ING believes the pound may struggle, seeing "risks skewed to the dovish side for the Bank of England".

"We continue to like the chances of a move higher in EUR/GBP as markets may increase their bets on a June rate cut," ING analysts said.

Megan Greene, who joined the rate-setting Monetary Policy Committee last July, said Thursday she has noticed that "inflation persistence has waned" since her arrival.

"This is no mere coincidence - it has faded in part because of our restrictive stance of policy," Greene said.

"I think there remains more uncertainty about how much inflation persistence indeed persists than there is about how our monetary policy stance is weighing on growth. In considering for how long we must retain our restrictive stance before policy should be eased, I think the burden of proof therefore needs to lie in inflation persistence continuing to wane."

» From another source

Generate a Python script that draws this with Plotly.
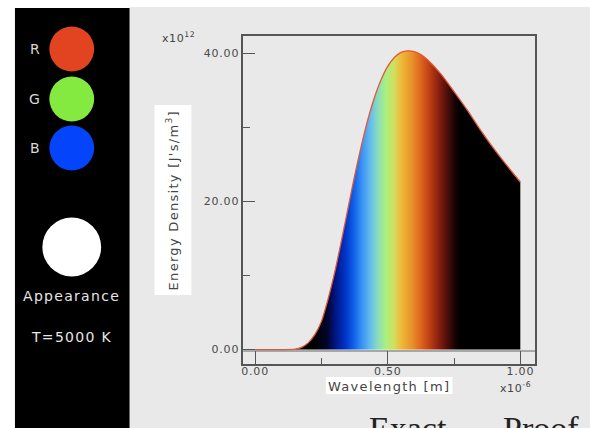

In London, shares in gold miners ended in the green, tracking bullion prices higher. Fresnillo rose 3.4%, while Hochschild Mining climbed 5.7%.

Gold was quoted at USD2,407.63 an ounce late Friday, higher against USD2,381.33 on Thursday.

Antofagasta added 3.6%, as copper also climbed. Rio Tinto rose 2.4% and Glencore grew 0.7% in what was a strong day for miners.

Brent oil was quoted at USD83.61 a barrel late in London on Friday, up from USD83.05 late Thursday.

"The biggest question mark for oil traders, and potentially the main price driver in the medium term, rests on demand forecasts. US inventories came up shorter than predicted, raising hopes of greater crude demand, but the upside created by this news was capped by uncertainty over the Chinese economy. Such doubts grew after the imposition of fresh US import tariffs on Chinese goods, feeding apprehension over demand from the world's leading crude importer. Against this background, the price of Brent looks set to remain firmly supported above the USD80 per barrel level and face resistance at USD84," ActivTrades analyst Ricardo Evangelista commented.

Back in London, Land Securities fell 2.6%. The London-based company suggested commercial property prices have begun to stabilise as investor interest picks up, given the more "balanced" outlook for interest rates.

Chief Executive Mark Allan said: "Following a reset of values over the past two years driven by rising interest rates, the stabilisation in rates and evidence of continued rental growth is starting to attract increased investor interest for the best assets."

"Around 60% of our portfolio already showed stable values in the second half and overall yields were largely stable in the final quarter, pointing to a positive outlook for our overall return on equity."

The comments came alongside results for the financial year ended March.

Pretax loss in the year narrowed to GBP341 million from GBP622 million a year prior.

EPRA earnings fell 5.6% to GBP371 million from GBP393 million a year prior, with EPRA earnings per share also down 5.6% to 50.1 pence from 53.1p.

EPRA net tangible assets per share decreased 8.2% to 859p on March 31 from 936p a year prior.

The total dividend was increased by 2.6% to 39.6p from 38.6p a year ago, in line with guidance of low single digit percentage growth.

FRP Advisory jumped 12%. In the year that ended April 30, the London-based business advisory firm said it had delivered an "excellent trading performance", adding that it was "confident for the year ahead".

FRP expects to report GBP128 million in revenue for the year, up 23% from GBP104 million a year prior.

Underlying earnings before interest, tax, depreciation and amortisation are expected to rise 37% to GBP37 million from GBP27 million in financial 2023.

Both figures are ahead of current market consensus, FRP said, which forecast GBP123 million in revenue and GBP32 million in Ebitda.

Monday's economic calendar has a German producer price index reading at 0700 BST.

The local corporate calendar has annual results from Kainos Group, an IT services provider.